Sokkar’s family is relying on canned food in the absence of meat and poultry, while the prices of vegetables and rice have surged. “A kilo of tomato costs 90 shekels ($27),” she said. “We’d have to go to heaven to have them. We haven’t known their taste for six months.”
Israeli military aims for comprehensive displacement
To expand operations and establish full security control in the city, the Israeli military has aimed to displace as many people as possible since it began its attack in mid-August.
It estimates around 700,000 residents to have been displaced so far, as per military correspondent Doron Kadosh, who attributed the estimate to the Israeli military’s southern command on Wednesday evening.
Kadosh said that the figure would leave approximately 200-300,000 people in the city, describing the scope of evacuation as “relatively satisfactory,” adding that it would give the invading forces greater “freedom of action.”
Monitoring conducted by the Global Camp Coordination and Camp Management Cluster (CCCM), meanwhile, puts the displacement figures lower. The group’s latest report monitored around 340,000 displacement movements from Gaza City between mid-August, when Israel began its operation to control the city, and September 23.
For those remaining, huge parts of the city are extremely dangerous. Israel’s military rendered the whole of the metropolis a dangerous combat zone earlier this month.
Around half of the city is directly occupied by troops, tanks and armored vehicles while other areas are controlled by what residents call “explosive robots:” moving units loaded with large amounts of highly explosive material which are driven into residential blocs and detonated remotely. Each such vehicle can level a neighborhood of 30 to 40 homes. The use of this tactic has spread terror among Gaza City’s residents and has played a major role in forcing many to flee westward within the city or to the south of the strip.

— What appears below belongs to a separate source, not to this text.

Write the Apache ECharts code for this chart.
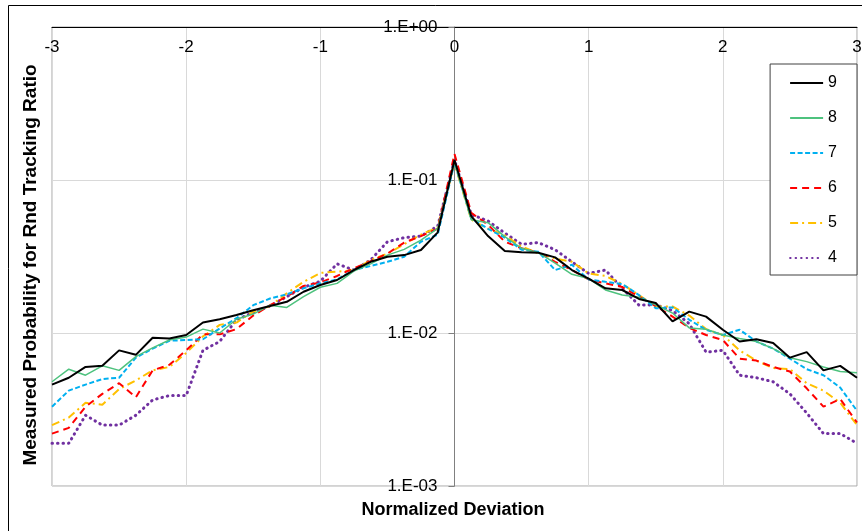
<!DOCTYPE html>
<html>
<head>
<meta charset="utf-8">
<script src="https://cdn.jsdelivr.net/npm/echarts@6/dist/echarts.min.js"></script>
<style>html,body{margin:0;padding:0;background:#fff;}#c{width:862px;height:531px;}</style>
</head>
<body>
<div id="c"></div>
<script>
const xValues = [-3,-2.875,-2.75,-2.625,-2.5,-2.375,-2.25,-2.125,-2,-1.875,-1.75,-1.625,-1.5,-1.375,-1.25,-1.125,-1,-0.875,-0.75,-0.625,-0.5,-0.375,-0.25,-0.125,0,0.125,0.25,0.375,0.5,0.625,0.75,0.875,1,1.125,1.25,1.375,1.5,1.625,1.75,1.875,2,2.125,2.25,2.375,2.5,2.625,2.75,2.875,3];
const seriesNames = ['9','8','7','6','5','4'];
const s9 = [4.6e-3,5.1e-3,6.0e-3,6.1e-3,7.7e-3,7.2e-3,9.3e-3,9.2e-3,9.7e-3,1.17e-2,1.23e-2,1.31e-2,1.41e-2,1.50e-2,1.60e-2,1.86e-2,2.06e-2,2.22e-2,2.58e-2,2.92e-2,3.15e-2,3.23e-2,3.49e-2,4.55e-2,0.135,5.8e-2,4.3e-2,3.43e-2,3.37e-2,3.35e-2,3.12e-2,2.58e-2,2.27e-2,1.96e-2,1.91e-2,1.67e-2,1.57e-2,1.19e-2,1.38e-2,1.28e-2,1.05e-2,8.8e-3,9.1e-3,8.6e-3,6.9e-3,7.5e-3,5.7e-3,6.1e-3,5.1e-3];
const s8 = [4.8e-3,5.8e-3,5.3e-3,6.1e-3,5.7e-3,7.0e-3,8.0e-3,9.0e-3,9.4e-3,1.06e-2,1.0e-2,1.23e-2,1.33e-2,1.52e-2,1.47e-2,1.73e-2,1.99e-2,2.11e-2,2.54e-2,2.83e-2,3.23e-2,3.52e-2,4.05e-2,4.83e-2,0.13,5.5e-2,5.26e-2,4.26e-2,3.58e-2,3.35e-2,2.86e-2,2.42e-2,2.27e-2,1.91e-2,1.77e-2,1.71e-2,1.53e-2,1.35e-2,1.08e-2,1.06e-2,9.7e-3,9.2e-3,8.8e-3,7.9e-3,6.9e-3,6.5e-3,6.0e-3,5.6e-3,5.5e-3];
const s7 = [3.3e-3,4.2e-3,4.6e-3,5.0e-3,5.1e-3,6.9e-3,7.9e-3,8.9e-3,9.0e-3,9.1e-3,1.07e-2,1.25e-2,1.52e-2,1.68e-2,1.79e-2,1.96e-2,2.11e-2,2.24e-2,2.58e-2,2.74e-2,2.92e-2,3.15e-2,3.95e-2,4.4e-2,0.13,5.6e-2,4.8e-2,4.2e-2,3.5e-2,3.4e-2,2.58e-2,2.79e-2,2.24e-2,2.16e-2,2.09e-2,1.77e-2,1.45e-2,1.47e-2,1.22e-2,1.05e-2,9.7e-3,1.05e-2,8.8e-3,7.9e-3,6.8e-3,5.8e-3,5.3e-3,4.4e-3,3.1e-3];
const s6 = [2.2e-3,2.4e-3,3.3e-3,4.0e-3,4.7e-3,3.8e-3,5.7e-3,6.2e-3,7.7e-3,9.8e-3,9.8e-3,1.06e-2,1.3e-2,1.52e-2,1.73e-2,2.03e-2,2.14e-2,2.36e-2,2.65e-2,2.95e-2,3.3e-2,3.9e-2,4.3e-2,4.8e-2,0.148,6.1e-2,5.1e-2,3.95e-2,3.58e-2,3.35e-2,2.92e-2,2.58e-2,2.24e-2,2.11e-2,2.0e-2,1.73e-2,1.5e-2,1.28e-2,1.08e-2,9.7e-3,9.0e-3,6.8e-3,6.6e-3,6.0e-3,5.6e-3,4.35e-3,3.3e-3,3.7e-3,2.6e-3];
const s5 = [2.5e-3,2.8e-3,3.5e-3,3.4e-3,4.3e-3,4.9e-3,5.7e-3,6.0e-3,7.4e-3,9.5e-3,1.13e-2,1.17e-2,1.38e-2,1.5e-2,1.82e-2,2.16e-2,2.47e-2,2.52e-2,2.57e-2,3.0e-2,3.3e-2,3.8e-2,4.4e-2,4.9e-2,0.128,5.5e-2,4.8e-2,4.35e-2,3.67e-2,3.32e-2,3.07e-2,2.92e-2,2.45e-2,2.36e-2,2.09e-2,1.77e-2,1.49e-2,1.49e-2,1.3e-2,1.06e-2,9.7e-3,7.7e-3,6.6e-3,5.9e-3,5.8e-3,4.7e-3,4.2e-3,3.5e-3,2.5e-3];
const s4 = [1.9e-3,1.9e-3,2.9e-3,2.5e-3,2.5e-3,2.9e-3,3.65e-3,3.9e-3,3.9e-3,7.7e-3,8.8e-3,1.22e-2,1.36e-2,1.5e-2,1.73e-2,1.99e-2,2.18e-2,2.83e-2,2.58e-2,3.0e-2,3.95e-2,4.2e-2,4.3e-2,5.0e-2,0.135,5.95e-2,5.4e-2,4.5e-2,3.8e-2,3.9e-2,3.5e-2,2.92e-2,2.45e-2,2.58e-2,1.96e-2,1.52e-2,1.53e-2,1.4e-2,1.15e-2,7.5e-3,7.7e-3,5.3e-3,5.1e-3,4.8e-3,4.0e-3,3.0e-3,2.2e-3,2.2e-3,1.9e-3];
const xTickLabels = ['-3','-2','-1','0','1','2','3'];
const yTickLabels = ['1.E-03','1.E-02','1.E-01','1.E+00'];

const FONT = 'Liberation Sans, Arial, sans-serif';
const seriesValues = [s9, s8, s7, s6, s5, s4];
const styles = [
  {color:'#000000', width:2, type:'solid'},
  {color:'#4ec27e', width:1.5, type:'solid'},
  {color:'#00b0f0', width:2, type:[5,2.5]},
  {color:'#ff0000', width:2, type:[7,5]},
  {color:'#ffc000', width:2, type:[8,4,2,4]},
  {color:'#7030a0', width:3, type:[0.5,5], cap:'round'}
];

const GRID_LEFT = 52, GRID_RIGHT = 5, W = 862;
const plotWidth = W - GRID_LEFT - GRID_RIGHT;
const xMin = -3, xMax = 3;
// y axis sits at x = 0 of the value axis
const yAxisOffset = -plotWidth * (0 - xMin) / (xMax - xMin);

const chart = echarts.init(document.getElementById('c'), null, {renderer:'canvas'});
const option = {
  backgroundColor:'#ffffff',
  animation:false,
  grid:{left:GRID_LEFT, right:GRID_RIGHT, top:27, bottom:45, containLabel:false, outerBoundsMode:'none',
        show:true, borderColor:'#a6a6a6', borderWidth:1, backgroundColor:'transparent'},
  legend:{
    data:seriesNames, orient:'vertical', right:5, top:64,
    itemWidth:33, itemHeight:14, itemGap:19,
    padding:[11,20,9,19],
    borderColor:'#404040', borderWidth:1, backgroundColor:'#fff',
    itemStyle:{opacity:0, borderWidth:0},
    textStyle:{fontSize:16, color:'#000', fontFamily:FONT}
  },
  xAxis:{
    type:'value', min:xMin, max:xMax, interval:1, position:'top',
    axisLine:{onZero:false, lineStyle:{color:'#000', width:1}},
    axisTick:{show:false},
    axisLabel:{inside:true, margin:12, fontSize:17, color:'#000', fontFamily:FONT,
      formatter:function(v){ const i = Math.round(v+3); return xTickLabels[i] !== undefined ? xTickLabels[i] : ''; }},
    splitLine:{show:true, lineStyle:{color:'#d9d9d9', width:1}}
  },
  yAxis:{
    type:'log', logBase:10, min:0.001, max:1, position:'left', offset:yAxisOffset,
    axisLine:{show:true, onZero:false, lineStyle:{color:'#808080', width:1}},
    axisTick:{show:true, length:6, lineStyle:{color:'#808080'}},
    axisLabel:{margin:17, fontSize:17, color:'#000', fontFamily:FONT,
      formatter:function(v){ const e = Math.round(Math.log10(v)); const i = e+3; return yTickLabels[i] !== undefined ? yTickLabels[i] : ''; }},
    splitLine:{show:true, lineStyle:{color:'#d9d9d9', width:1}},
    minorTick:{show:false}
  },
  graphic:[
    {type:'rect', silent:true, z:-10, shape:{x:8.5, y:5.5, width:900, height:600}, style:{fill:null, stroke:'#000', lineWidth:1}},
    {type:'text', x:453, y:510, style:{text:'Normalized Deviation', align:'center', verticalAlign:'middle', font:'bold 18px ' + FONT, fill:'#000'}},
    {type:'text', rotation:Math.PI/2, x:31, y:265, style:{text:'Measured Probability for Rnd Tracking Ratio', align:'center', verticalAlign:'middle', font:'bold 19px ' + FONT, fill:'#000'}}
  ],
  series: seriesNames.map(function(name, k){
    return {
      name:name, type:'line', symbol:'none', smooth:false,
      data: xValues.map(function(x, i){ return [x, seriesValues[k][i]]; }),
      lineStyle:{color:styles[k].color, width:styles[k].width, type:styles[k].type, cap:styles[k].cap || 'butt'},
      itemStyle:{color:styles[k].color},
      z: 2 + (5-k)
    };
  })
};
chart.setOption(option);
</script>
</body>
</html>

Many homes in the northern neighborhood of Sheikh Radwan are currently exposed to similar demolitions. The Israeli military reported on Thursday that resistance fighters killed one of its personnel in the neighborhood.
Atef said that while the northern neighborhoods of Nasr, Karama and Sheikh Radwan are mostly emptied of their residents, some families remain hiding in their homes from Israeli quadcopters and snipers targeting individuals in areas that are not yet fully occupied.

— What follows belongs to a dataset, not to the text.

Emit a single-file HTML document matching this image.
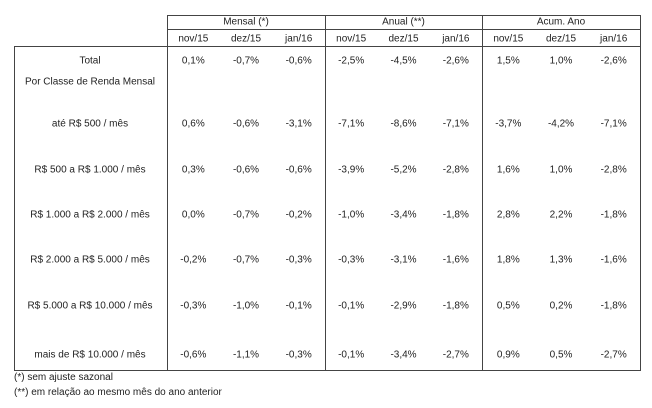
<!DOCTYPE html>
<html><head><meta charset="utf-8"><style>
body{margin:0;width:652px;height:408px;background:#fff;position:relative;overflow:hidden;font-family:"Liberation Sans",sans-serif;font-size:10px;color:#222}
.l{position:absolute;background:#444}
.t{position:absolute;white-space:nowrap;transform:translate(-50%,-50%)}
.f{position:absolute;white-space:nowrap;left:14px}
</style></head><body>
<div id="root"></div>
<div class="f" style="top:372px">(*) sem ajuste sazonal</div>
<div class="f" style="top:387px">(**) em relação ao mesmo mês do ano anterior</div>
<script>
const groups=["Mensal (*)","Anual (**)","Acum. Ano"];
const months=["nov/15","dez/15","jan/16"];
const rowLabels=["Total","Por Classe de Renda Mensal","até R$ 500 / mês","R$ 500 a R$ 1.000 / mês","R$ 1.000 a R$ 2.000 / mês","R$ 2.000 a R$ 5.000 / mês","R$ 5.000 a R$ 10.000 / mês","mais de R$ 10.000 / mês"];
const values=[
["0,1%","-0,7%","-0,6%","-2,5%","-4,5%","-2,6%","1,5%","1,0%","-2,6%"],
null,
["0,6%","-0,6%","-3,1%","-7,1%","-8,6%","-7,1%","-3,7%","-4,2%","-7,1%"],
["0,3%","-0,6%","-0,6%","-3,9%","-5,2%","-2,8%","1,6%","1,0%","-2,8%"],
["0,0%","-0,7%","-0,2%","-1,0%","-3,4%","-1,8%","2,8%","2,2%","-1,8%"],
["-0,2%","-0,7%","-0,3%","-0,3%","-3,1%","-1,6%","1,8%","1,3%","-1,6%"],
["-0,3%","-1,0%","-0,1%","-0,1%","-2,9%","-1,8%","0,5%","0,2%","-1,8%"],
["-0,6%","-1,1%","-0,3%","-0,1%","-3,4%","-2,7%","0,9%","0,5%","-2,7%"]];
const rowY=[61,82,124,170,215,260,306,355];
const root=document.getElementById('root');
const gx=[167,325,482,640];
function line(x,y,w,h,n){const d=document.createElement('div');d.className='l';
d.style.cssText=`left:${x}px;top:${y}px;width:${w}px;height:${h}px`;


root.appendChild(d);}
function text(s,x,y,n){const d=document.createElement('div');d.className='t';d.textContent=s;
d.style.left=x+'px';d.style.top=y+'px';


root.appendChild(d);}
line(167,15,473,1,'header-top-border');
line(167,29,473,1,'header-divider');
line(14,46,626,1,'table-top-border');
line(14,370,626,1,'table-bottom-border');
line(14,46,1,325,'table-left-border');
gx.forEach((x,i)=>line(x,15,1,356,'group-border-'+i));
groups.forEach((g,i)=>{const cx=(gx[i]+gx[i+1])/2;text(g,cx,22,'group-header');
const w=(gx[i+1]-gx[i])/3;
months.forEach((m,j)=>text(m,gx[i]+w*(j+0.5),39,'month-header'));});
rowLabels.forEach((r,i)=>{text(r,90,rowY[i],'row-label');
if(values[i])values[i].forEach((v,k)=>{const g=Math.floor(k/3),w=(gx[g+1]-gx[g])/3;
text(v,gx[g]+w*(k%3+0.5),rowY[i],'cell-value');});});
</script>
</body></html>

The few coastal neighborhoods that are yet to face ground invasion, Rimal and the Shati camp, are controlled from the air, with residents facing constant fire by surveillance drones and warplanes around the clock.
The areas have become the last shelter for hundreds of thousands of displaced residents who haven’t yet left the city. Armed quadcopters and artillery fire is also increasingly reaching these neighborhoods from where troops are stationed as far as areas deep into the city.

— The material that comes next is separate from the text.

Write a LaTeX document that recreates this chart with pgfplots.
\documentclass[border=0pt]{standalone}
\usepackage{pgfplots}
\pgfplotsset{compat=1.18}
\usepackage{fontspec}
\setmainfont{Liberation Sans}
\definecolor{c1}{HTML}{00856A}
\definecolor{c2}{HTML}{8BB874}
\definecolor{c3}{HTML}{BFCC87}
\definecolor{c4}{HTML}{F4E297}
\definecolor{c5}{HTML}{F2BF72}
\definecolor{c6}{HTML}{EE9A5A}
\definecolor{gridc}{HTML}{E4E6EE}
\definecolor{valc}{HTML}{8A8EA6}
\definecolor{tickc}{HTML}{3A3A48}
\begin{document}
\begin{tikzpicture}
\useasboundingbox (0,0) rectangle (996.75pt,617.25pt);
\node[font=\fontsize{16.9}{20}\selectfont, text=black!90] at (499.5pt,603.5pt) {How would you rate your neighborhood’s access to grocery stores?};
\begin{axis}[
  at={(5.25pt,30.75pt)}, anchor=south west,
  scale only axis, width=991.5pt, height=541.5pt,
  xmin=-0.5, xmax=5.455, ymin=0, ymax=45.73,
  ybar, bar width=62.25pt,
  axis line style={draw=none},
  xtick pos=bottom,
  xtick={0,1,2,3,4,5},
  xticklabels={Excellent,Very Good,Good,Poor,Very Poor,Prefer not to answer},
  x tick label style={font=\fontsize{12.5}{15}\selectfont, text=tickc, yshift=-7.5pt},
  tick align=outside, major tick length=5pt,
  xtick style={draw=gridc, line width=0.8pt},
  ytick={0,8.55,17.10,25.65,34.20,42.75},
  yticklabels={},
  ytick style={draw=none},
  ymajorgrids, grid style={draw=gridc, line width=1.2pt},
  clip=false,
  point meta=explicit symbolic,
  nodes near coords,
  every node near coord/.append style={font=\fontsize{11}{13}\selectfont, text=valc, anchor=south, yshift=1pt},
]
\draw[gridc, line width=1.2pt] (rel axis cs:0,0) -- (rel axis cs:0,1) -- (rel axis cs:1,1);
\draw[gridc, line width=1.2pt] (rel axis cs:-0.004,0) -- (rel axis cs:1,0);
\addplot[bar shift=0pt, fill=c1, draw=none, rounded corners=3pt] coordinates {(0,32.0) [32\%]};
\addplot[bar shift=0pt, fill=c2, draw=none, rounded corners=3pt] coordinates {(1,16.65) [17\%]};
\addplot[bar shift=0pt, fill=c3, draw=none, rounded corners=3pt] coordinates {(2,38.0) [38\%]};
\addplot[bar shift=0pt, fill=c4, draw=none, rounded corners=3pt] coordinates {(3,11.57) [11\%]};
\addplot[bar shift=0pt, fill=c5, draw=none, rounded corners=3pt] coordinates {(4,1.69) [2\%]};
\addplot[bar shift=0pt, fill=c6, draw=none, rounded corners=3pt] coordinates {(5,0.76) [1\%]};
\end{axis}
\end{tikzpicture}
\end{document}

At the same time, the Israeli military has stepped up issuing evacuation orders and leaflets in recent days, directing residents to evacuate for the south.
Other tactics, beyond the relentless bombardment of homes and buildings, have included the targeting of residential towers. Nearly 20 of Gaza City’s towers, each more than ten stories tall, have been destroyed after residents were ordered to evacuate, with strikes following only minutes later.